NEC 110.24 requires the available fault current to be marked at service equipment. Ohm's Law is the foundation of that calculation, just applied to the source impedance of the utility transformer plus the service conductors. Isc equals the transformer secondary voltage divided by the total impedance back to the source.

Why you care: series-rated equipment only holds up if the fault current at the downstream device stays below its interrupting rating, per NEC 110.9. A 10 kAIC breaker in a panel fed from a 25 kA service through a short feeder will let the smoke out when it faults. Ohm's Law tells you what the feeder impedance buys you in let-through reduction.

1. Get the transformer kVA and %Z from the PoCo or the nameplate.
2. Calculate transformer secondary full load amps and infinite bus Isc.
3. Add conductor impedance from NEC Chapter 9 Table 9 for the feeder length.
4. Confirm every device downstream has an AIC rating above that number.

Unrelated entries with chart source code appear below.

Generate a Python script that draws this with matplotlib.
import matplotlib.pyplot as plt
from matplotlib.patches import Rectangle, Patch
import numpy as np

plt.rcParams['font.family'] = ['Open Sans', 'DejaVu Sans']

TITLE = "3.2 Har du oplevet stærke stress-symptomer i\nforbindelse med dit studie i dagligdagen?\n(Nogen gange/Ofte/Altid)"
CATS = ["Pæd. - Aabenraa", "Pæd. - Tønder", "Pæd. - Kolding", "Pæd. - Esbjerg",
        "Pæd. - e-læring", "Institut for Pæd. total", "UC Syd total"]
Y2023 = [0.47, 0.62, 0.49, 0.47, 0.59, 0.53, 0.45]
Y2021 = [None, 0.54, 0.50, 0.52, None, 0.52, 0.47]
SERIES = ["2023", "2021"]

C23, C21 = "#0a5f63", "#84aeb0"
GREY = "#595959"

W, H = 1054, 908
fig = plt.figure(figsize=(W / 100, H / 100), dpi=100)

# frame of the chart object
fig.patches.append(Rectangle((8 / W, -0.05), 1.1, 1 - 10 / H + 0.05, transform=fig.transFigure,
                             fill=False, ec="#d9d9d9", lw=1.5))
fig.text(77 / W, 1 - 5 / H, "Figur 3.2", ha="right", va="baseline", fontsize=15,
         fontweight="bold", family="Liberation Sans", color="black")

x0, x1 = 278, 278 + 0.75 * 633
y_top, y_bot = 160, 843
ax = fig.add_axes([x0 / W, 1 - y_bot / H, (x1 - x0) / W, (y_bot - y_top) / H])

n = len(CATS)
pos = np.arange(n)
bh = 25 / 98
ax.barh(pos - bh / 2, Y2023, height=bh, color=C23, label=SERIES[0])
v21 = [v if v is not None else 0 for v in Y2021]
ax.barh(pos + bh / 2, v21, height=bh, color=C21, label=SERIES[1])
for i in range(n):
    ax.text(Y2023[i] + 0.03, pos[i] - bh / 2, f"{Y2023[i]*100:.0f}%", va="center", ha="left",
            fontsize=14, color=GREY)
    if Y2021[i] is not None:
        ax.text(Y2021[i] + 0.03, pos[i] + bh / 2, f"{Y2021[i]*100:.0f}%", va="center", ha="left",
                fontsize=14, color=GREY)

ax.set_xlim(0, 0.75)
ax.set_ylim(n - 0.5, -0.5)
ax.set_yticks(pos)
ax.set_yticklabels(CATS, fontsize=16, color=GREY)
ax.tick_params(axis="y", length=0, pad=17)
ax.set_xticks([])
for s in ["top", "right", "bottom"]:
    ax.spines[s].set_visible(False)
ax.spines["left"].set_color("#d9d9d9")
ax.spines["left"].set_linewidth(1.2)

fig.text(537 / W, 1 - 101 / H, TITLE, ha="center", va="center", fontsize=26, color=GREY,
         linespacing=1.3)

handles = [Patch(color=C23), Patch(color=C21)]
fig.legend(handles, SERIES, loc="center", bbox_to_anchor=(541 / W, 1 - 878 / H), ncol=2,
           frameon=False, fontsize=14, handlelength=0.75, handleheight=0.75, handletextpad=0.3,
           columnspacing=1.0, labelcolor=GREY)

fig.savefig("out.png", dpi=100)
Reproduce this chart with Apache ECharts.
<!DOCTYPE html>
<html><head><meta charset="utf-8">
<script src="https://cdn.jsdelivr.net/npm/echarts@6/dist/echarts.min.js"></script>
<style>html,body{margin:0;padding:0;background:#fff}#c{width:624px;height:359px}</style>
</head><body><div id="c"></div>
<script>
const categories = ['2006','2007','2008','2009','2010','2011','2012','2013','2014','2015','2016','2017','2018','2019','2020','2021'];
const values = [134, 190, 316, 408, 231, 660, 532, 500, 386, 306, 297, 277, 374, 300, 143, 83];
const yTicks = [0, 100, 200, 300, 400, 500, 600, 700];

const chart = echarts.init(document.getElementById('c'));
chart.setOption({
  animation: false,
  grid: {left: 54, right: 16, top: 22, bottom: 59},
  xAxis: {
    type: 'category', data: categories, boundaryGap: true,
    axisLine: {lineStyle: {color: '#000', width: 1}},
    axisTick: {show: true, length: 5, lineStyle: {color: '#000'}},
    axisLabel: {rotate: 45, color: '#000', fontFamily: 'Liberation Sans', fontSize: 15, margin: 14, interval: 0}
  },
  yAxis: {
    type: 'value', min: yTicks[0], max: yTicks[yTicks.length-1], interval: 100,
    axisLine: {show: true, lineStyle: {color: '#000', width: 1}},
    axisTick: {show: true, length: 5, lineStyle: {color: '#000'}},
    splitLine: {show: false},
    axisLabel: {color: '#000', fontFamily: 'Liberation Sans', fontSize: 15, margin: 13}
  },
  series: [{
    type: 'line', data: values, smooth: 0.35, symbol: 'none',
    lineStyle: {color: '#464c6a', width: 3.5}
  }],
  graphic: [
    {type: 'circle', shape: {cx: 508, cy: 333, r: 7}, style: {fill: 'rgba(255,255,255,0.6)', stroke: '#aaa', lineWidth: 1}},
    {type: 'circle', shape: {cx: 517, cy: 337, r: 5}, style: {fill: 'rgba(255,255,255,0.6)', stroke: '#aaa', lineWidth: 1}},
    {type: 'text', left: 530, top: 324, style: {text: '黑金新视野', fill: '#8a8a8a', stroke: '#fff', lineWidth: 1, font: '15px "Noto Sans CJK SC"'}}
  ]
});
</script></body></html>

Motors, inrush, and why nameplate current lies

Motor FLA on the nameplate is steady-state running current. Locked rotor current, which you use to size short circuit protection per NEC 430.52, is typically 6 to 8 times FLA. Ohm's Law still applies, but the R of a stalled motor is much lower than the R of a spinning one because back-EMF drops out.

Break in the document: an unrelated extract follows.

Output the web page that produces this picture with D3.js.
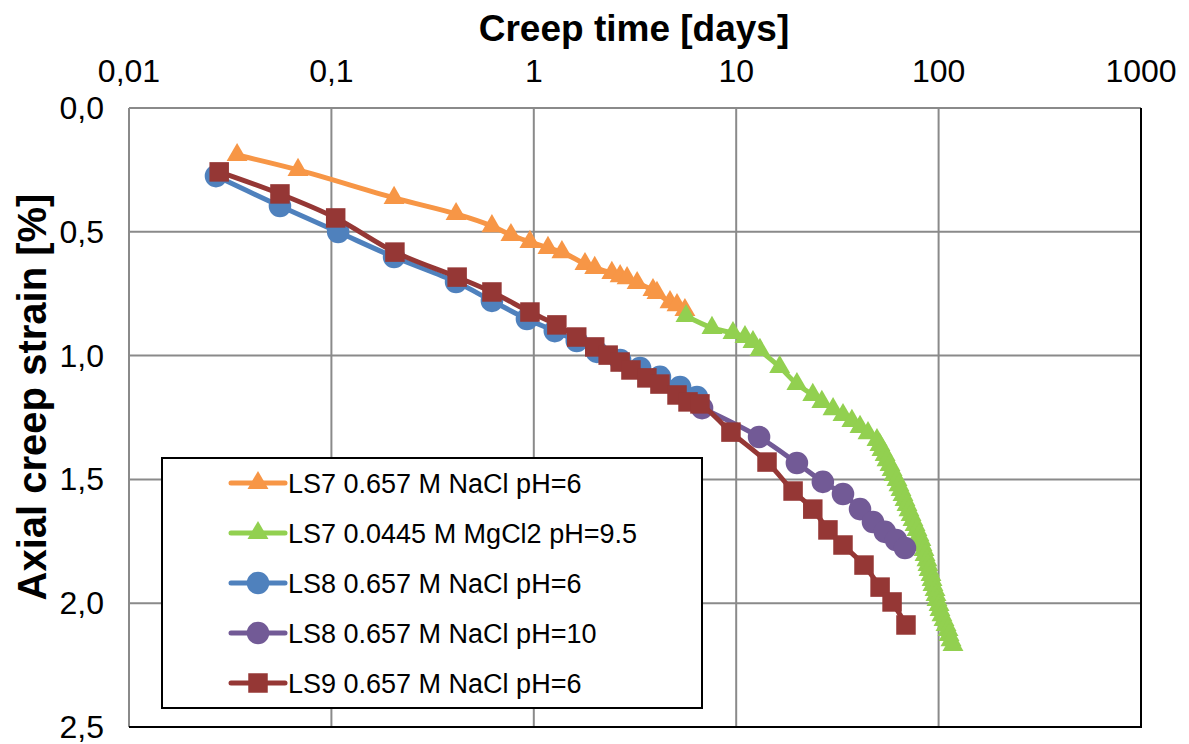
<!DOCTYPE html>
<html>
<head>
<meta charset="utf-8">
<script src="https://cdnjs.cloudflare.com/ajax/libs/d3/7.8.5/d3.min.js"></script>
<style>
body { margin: 0; background: #fff; }
text { font-family: "Liberation Sans", Arial, sans-serif; fill: #000; }
.grid line { stroke: #8a8a8a; stroke-width: 2; }
</style>
</head>
<body>
<script>
// Creep time [days] / axial creep strain [%]
var ls7NaClT = [0.0342, 0.0684, 0.204, 0.413, 0.621, 0.771, 0.957, 1.175, 1.377, 1.79, 2.0, 2.43, 2.67, 2.89, 3.24, 3.88, 4.06, 4.71, 5.1, 5.58]
var ls7NaClS = [0.19, 0.25, 0.363, 0.428, 0.477, 0.513, 0.541, 0.565, 0.582, 0.63, 0.646, 0.666, 0.679, 0.687, 0.707, 0.735, 0.747, 0.784, 0.796, 0.816]

var ls7MgT = [5.65, 7.59, 9.64, 11.05, 12.1, 13.1, 16.4, 19.95, 23.9, 26.5, 30.1, 33.7, 37.3, 40.9, 44.8,
  49.6, 51.3, 52.5, 54.4, 55.6, 57.5, 58.9, 60.2, 62.3, 63.7, 65.2, 66.7, 68.2, 69.8, 71.4, 73.1, 74.7, 76.5, 78.2, 80.0,
  81.8, 82.8, 84.7, 85.7, 87.6, 88.6, 89.7, 91.7, 92.8, 93.8, 96.0, 97.1, 98.2, 100.5, 101.6, 103.9, 106.3, 108.8, 111.3, 112.6, 115.2, 117.8]
var ls7MgS = [0.84, 0.888, 0.909, 0.925, 0.945, 0.977, 1.046, 1.115, 1.159, 1.187, 1.216, 1.24, 1.264, 1.288, 1.313,
  1.341, 1.361, 1.381, 1.401, 1.422, 1.442, 1.462, 1.482, 1.502, 1.523, 1.543, 1.563, 1.583, 1.603, 1.624, 1.644, 1.664, 1.684, 1.704, 1.725,
  1.745, 1.765, 1.785, 1.805, 1.826, 1.846, 1.866, 1.886, 1.906, 1.926, 1.947, 1.967, 1.987, 2.007, 2.027, 2.048, 2.068, 2.088, 2.108, 2.128, 2.149, 2.169]

var ls8pH6T = [0.0269, 0.0557, 0.108, 0.204, 0.413, 0.621, 0.925, 1.27, 1.63, 2.05, 2.67, 3.35, 4.2, 5.28, 6.4]
var ls8pH6S = [0.275, 0.396, 0.501, 0.602, 0.703, 0.779, 0.852, 0.901, 0.941, 0.985, 1.018, 1.05, 1.086, 1.127, 1.167]

var ls8pH10T = [6.78, 12.97, 19.95, 26.8, 33.7, 40.9, 47.4, 54.3, 61.6, 68.2]
var ls8pH10S = [1.212, 1.329, 1.434, 1.51, 1.559, 1.62, 1.672, 1.712, 1.745, 1.777]

var ls9T = [0.0279, 0.0557, 0.105, 0.206, 0.418, 0.621, 0.957, 1.30, 1.63, 2.0, 2.33, 2.67, 3.02, 3.62, 4.2, 5.1, 5.78, 6.62, 9.42, 14.2, 19.1, 23.9, 28.4, 33.7, 42.8, 51.4, 58.9, 69.0]
var ls9S = [0.258, 0.347, 0.444, 0.582, 0.683, 0.743, 0.824, 0.876, 0.925, 0.965, 0.998, 1.026, 1.058, 1.09, 1.115, 1.159, 1.187, 1.195, 1.309, 1.43, 1.547, 1.62, 1.704, 1.765, 1.846, 1.935, 1.995, 2.088]

var seriesNames = ["LS7 0.657 M NaCl pH=6", "LS7 0.0445 M MgCl2 pH=9.5", "LS8 0.657 M NaCl pH=6", "LS8 0.657 M NaCl pH=10", "LS9 0.657 M NaCl pH=6"]
var seriesColors = ["#f79646", "#92d050", "#4f81bd", "#725a96", "#953735"]
var seriesMarkers = ["triangle", "triangle", "circle", "circle", "square"]

var xTicks = [0.01, 0.1, 1, 10, 100, 1000]
var xTickLabels = ["0,01", "0,1", "1", "10", "100", "1000"]
var yTicks = [0, 0.5, 1.0, 1.5, 2.0, 2.5]
var yTickLabels = ["0,0", "0,5", "1,0", "1,5", "2,0", "2,5"]

var series = [
  [ls7NaClT, ls7NaClS], [ls7MgT, ls7MgS], [ls8pH6T, ls8pH6S], [ls8pH10T, ls8pH10S], [ls9T, ls9S]
].map(function (p, i) {
  return {
    name: seriesNames[i], color: seriesColors[i], marker: seriesMarkers[i],
    pts: p[0].map(function (t, j) { return [t, p[1][j]] })
  }
})

var W = 1189, H = 744
var m = {left: 129, right: 48, top: 108, bottom: 17}

var x = d3.scaleLog().domain([0.01, 1000]).range([m.left, W - m.right])
var y = d3.scaleLinear().domain([0, 2.5]).range([m.top, H - m.bottom])

var svg = d3.select("body").append("svg").attr("width", W).attr("height", H)

// grid
var grid = svg.append("g").attr("class", "grid")
grid.selectAll(".v").data(xTicks.slice(0, -1)).enter().append("line")
  .attr("x1", d => x(d)).attr("x2", d => x(d))
  .attr("y1", y(0)).attr("y2", y(2.5))
grid.selectAll(".h").data(yTicks.slice(0, -1)).enter().append("line")
  .attr("x1", x(0.01)).attr("x2", x(1000))
  .attr("y1", d => y(d)).attr("y2", d => y(d))

// right and bottom frame
svg.append("path")
  .attr("d", "M" + x(1000) + "," + y(0) + "V" + y(2.5) + "H" + x(0.01))
  .attr("fill", "none").attr("stroke", "#000").attr("stroke-width", 2)

// tick labels
svg.selectAll(".xl").data(xTicks).enter().append("text")
  .attr("x", d => x(d)).attr("y", 82)
  .attr("text-anchor", "middle").style("font-size", "32px")
  .text((d, i) => xTickLabels[i])
svg.selectAll(".yl").data(yTicks).enter().append("text")
  .attr("x", 104).attr("y", d => y(d) + 11)
  .attr("text-anchor", "end").style("font-size", "32px")
  .text((d, i) => yTickLabels[i])

// axis titles
svg.append("text").attr("x", 634).attr("y", 41)
  .attr("text-anchor", "middle").style("font-size", "37px").style("font-weight", "bold")
  .text("Creep time [days]")
svg.append("text").attr("transform", "translate(46,397) rotate(-90)")
  .attr("text-anchor", "middle").style("font-size", "40px").style("font-weight", "bold")
  .text("Axial creep strain [%]")

var line = d3.line()
  .x(d => x(d[0])).y(d => y(d[1]))
  .curve(d3.curveCatmullRom)

function sym(kind) {
  if (kind == "circle") return d3.symbol().type(d3.symbolCircle).size(400)
  if (kind == "square") return d3.symbol().type(d3.symbolSquare).size(380)
  return d3.symbol().type(d3.symbolTriangle).size(190)
}

series.forEach(function (s) {
  var g = svg.append("g")
  g.append("path").datum(s.pts)
    .attr("d", line)
    .attr("fill", "none").attr("stroke", s.color).attr("stroke-width", 5)
    .attr("stroke-linejoin", "round")
  g.selectAll("path.mk").data(s.pts).enter().append("path")
    .attr("class", "mk")
    .attr("d", sym(s.marker))
    .attr("transform", d => "translate(" + x(d[0]) + "," + y(d[1]) + ")")
    .attr("fill", s.color)
})

// legend
var lg = svg.append("g")
lg.append("rect").attr("x", 162).attr("y", 458).attr("width", 540).attr("height", 250)
  .attr("fill", "#fff").attr("stroke", "#000").attr("stroke-width", 2)
var rows = lg.selectAll(".row").data(series).enter().append("g")
  .attr("transform", (d, i) => "translate(0," + (483 + i * 50) + ")")
rows.append("line").attr("x1", 231).attr("x2", 285).attr("y1", 0).attr("y2", 0)
  .attr("stroke", d => d.color).attr("stroke-width", 5).attr("stroke-linecap", "round")
rows.append("path").attr("d", d => sym(d.marker)()).attr("transform", "translate(258,0)")
  .attr("fill", d => d.color)
rows.append("text").attr("x", 288).attr("y", 10).style("font-size", "27px")
  .text(d => d.name)
</script>
</body>
</html>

That is why a contactor that looks fine during normal operation welds itself shut on a restart after a brief power loss. The motor is still spinning, back-EMF is out of phase with the line, and the effective voltage across the winding is nearly double. Current spikes accordingly. NEC 430.43 and 430.44 exist because of this.

Field tip: when you sense a motor circuit trips only on restart, not on initial start, the problem is almost always re-energization timing, not the breaker. A time-delay relay or a zero-cross contactor fixes it.

Practical takeaways for the truck

Ohm's Law is not a classroom exercise. It is the reason you upsize conductors, torque lugs, verify AIC ratings, and pay attention to inrush. The working electrician who internalizes V = I x R, P = I squared x R, and the voltage drop formula makes better calls on the fly than the one who reaches for an app every time.

Keep these three numbers in your head: 12.9 for copper K, 3% branch and 5% total for voltage drop, and 6 to 8 times FLA for locked rotor. Everything else you can look up. Part 4 will cover three-phase math and why the square root of 3 shows up everywhere.